In Gaza, the war continues, Israeli attack on Hamas and what they say are military installations and places where rockets get fired, but "collateral damage", of course (quote-unquote around
collateral damage) continues to increase. That means ordinary people getting killed.
Now joining us to talk about what is supposed to be an imminent ceasefire as we do this interview and the general situation in Gaza is Vijay Prashad. He's a professor of international studies at Trinity College in Hartford, Connecticut. His latest publications include
Uncle Swami: South Asians in America and Arab Spring, Libyan Winter. Thanks for joining us again, Vijay.
VIJAY PRASHAD, PROF. INTERNATIONAL STUDIES, TRINITY COLLEGE: Pleasure.
JAY: So we're doing the interview as we're getting very contradictory reports about a ceasefire. So where are things at as we speak?
PRASHAD: It's evening time in Gaza, and various Arab language news channels like Al Jazeera, Al-Manar, etc., have given very contradictory views on whether there is to be a ceasefire. So far it appears as if both the Egyptian government, the government of Mohamed Morsi, and the Hamas officials have said that a ceasefire is in the offing.

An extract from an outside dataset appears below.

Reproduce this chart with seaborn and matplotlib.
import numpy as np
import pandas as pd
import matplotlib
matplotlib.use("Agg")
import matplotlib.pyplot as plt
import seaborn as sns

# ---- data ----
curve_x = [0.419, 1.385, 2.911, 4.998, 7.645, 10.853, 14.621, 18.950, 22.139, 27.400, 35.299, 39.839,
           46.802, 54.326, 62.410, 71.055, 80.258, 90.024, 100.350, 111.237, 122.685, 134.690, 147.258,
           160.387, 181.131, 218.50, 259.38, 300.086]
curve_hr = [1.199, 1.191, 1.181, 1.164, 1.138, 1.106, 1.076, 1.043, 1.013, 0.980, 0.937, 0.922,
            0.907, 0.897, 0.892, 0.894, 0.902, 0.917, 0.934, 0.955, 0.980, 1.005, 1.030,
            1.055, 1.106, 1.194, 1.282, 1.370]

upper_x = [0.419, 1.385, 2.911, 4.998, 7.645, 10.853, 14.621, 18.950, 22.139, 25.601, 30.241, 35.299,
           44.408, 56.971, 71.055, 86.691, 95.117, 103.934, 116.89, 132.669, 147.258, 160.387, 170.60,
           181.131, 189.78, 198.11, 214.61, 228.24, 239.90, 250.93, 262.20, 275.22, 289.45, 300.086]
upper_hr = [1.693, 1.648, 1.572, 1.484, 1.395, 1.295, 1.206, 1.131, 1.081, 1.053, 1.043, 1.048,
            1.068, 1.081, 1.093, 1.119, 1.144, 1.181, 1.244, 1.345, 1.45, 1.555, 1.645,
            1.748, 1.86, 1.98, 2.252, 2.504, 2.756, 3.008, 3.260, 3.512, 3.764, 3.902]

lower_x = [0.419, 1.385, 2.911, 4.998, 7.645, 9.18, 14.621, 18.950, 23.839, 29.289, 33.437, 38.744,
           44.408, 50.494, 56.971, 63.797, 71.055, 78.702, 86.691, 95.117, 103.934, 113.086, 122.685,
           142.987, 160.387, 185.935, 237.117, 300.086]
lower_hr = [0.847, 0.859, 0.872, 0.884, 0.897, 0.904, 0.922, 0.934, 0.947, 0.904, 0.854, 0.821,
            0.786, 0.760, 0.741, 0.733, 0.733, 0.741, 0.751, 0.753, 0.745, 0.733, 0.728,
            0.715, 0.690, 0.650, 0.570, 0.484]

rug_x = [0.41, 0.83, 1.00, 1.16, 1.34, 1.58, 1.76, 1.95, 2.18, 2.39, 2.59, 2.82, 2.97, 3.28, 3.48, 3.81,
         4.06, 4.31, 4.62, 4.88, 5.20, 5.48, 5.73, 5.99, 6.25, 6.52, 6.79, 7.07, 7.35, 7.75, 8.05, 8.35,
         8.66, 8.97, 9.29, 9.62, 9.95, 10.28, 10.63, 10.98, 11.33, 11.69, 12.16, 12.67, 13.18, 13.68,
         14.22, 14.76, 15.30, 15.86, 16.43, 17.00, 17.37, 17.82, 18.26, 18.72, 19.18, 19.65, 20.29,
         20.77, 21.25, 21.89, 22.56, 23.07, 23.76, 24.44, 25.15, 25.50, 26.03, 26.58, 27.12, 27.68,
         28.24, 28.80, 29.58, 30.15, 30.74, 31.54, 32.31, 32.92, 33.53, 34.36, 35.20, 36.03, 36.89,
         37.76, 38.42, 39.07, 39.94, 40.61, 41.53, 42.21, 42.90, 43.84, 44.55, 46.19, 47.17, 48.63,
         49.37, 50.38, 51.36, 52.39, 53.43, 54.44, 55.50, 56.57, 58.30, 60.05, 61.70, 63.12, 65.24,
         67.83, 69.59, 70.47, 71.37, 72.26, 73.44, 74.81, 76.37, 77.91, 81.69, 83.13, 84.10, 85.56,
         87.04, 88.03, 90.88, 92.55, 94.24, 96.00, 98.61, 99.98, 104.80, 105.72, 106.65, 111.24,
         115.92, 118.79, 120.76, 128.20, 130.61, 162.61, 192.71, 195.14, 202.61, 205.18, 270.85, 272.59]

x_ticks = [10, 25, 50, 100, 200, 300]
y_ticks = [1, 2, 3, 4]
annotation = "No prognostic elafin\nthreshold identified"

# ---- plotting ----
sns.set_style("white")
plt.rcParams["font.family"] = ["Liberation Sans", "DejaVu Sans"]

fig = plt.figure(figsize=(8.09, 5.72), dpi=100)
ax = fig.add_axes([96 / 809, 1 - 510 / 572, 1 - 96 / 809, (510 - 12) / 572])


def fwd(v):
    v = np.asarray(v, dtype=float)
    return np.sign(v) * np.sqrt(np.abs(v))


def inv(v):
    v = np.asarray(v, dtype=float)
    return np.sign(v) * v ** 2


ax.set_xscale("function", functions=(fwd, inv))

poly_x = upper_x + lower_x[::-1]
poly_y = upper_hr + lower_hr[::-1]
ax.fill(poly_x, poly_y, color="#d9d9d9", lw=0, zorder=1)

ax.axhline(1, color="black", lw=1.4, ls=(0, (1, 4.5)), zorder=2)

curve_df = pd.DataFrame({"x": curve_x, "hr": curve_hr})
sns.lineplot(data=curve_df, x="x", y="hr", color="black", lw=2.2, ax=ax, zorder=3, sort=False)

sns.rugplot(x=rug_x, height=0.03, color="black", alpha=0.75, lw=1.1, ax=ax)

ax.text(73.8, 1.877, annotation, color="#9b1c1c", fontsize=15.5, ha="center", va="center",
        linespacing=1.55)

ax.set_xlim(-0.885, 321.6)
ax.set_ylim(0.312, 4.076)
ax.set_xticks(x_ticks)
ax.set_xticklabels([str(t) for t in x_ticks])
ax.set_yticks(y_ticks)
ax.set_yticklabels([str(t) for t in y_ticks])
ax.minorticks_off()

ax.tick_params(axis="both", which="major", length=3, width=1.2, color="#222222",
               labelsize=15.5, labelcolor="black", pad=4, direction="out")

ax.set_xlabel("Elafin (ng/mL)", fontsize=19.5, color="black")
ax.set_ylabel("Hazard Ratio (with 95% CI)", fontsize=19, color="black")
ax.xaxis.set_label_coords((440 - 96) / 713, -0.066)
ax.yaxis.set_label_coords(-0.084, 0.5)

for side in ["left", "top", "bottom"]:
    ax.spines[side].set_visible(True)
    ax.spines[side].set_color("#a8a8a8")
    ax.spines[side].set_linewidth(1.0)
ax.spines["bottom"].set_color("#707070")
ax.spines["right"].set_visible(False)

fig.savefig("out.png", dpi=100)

The Israeli government, on the other hand, has said that there is no ceasefire, and they refuse to confirm whether they will indeed participate in any ceasefire.
To put it into some context, on the night of 19 November, that is, just a few hours before dusk, the Israeli military began to circulate by throwing little flyers from the air into about half of Gaza asking people to evacuate. This created panic across the Gaza Strip as people rushed towards UN installations. These UN installations are heavily compromised in their own way. Some of them have taken direct fire, including a girls school just near Gaza City. And the purpose of having this population rushed to these so-called safe sites is that right after that, the Israeli military began once again to pummel Gaza. So just as there's been talk of a ceasefire from Hamas and from the Egyptian government, and just as the UN Security Council, without actually being able to pass any kind of resolution, has yet called for de-escalation. It seems that there's very little appetite for de-escalation from Tel Aviv, where the military command has in fact once more started hitting what they consider now to be secondary targets in Gaza and Gaza City in particular.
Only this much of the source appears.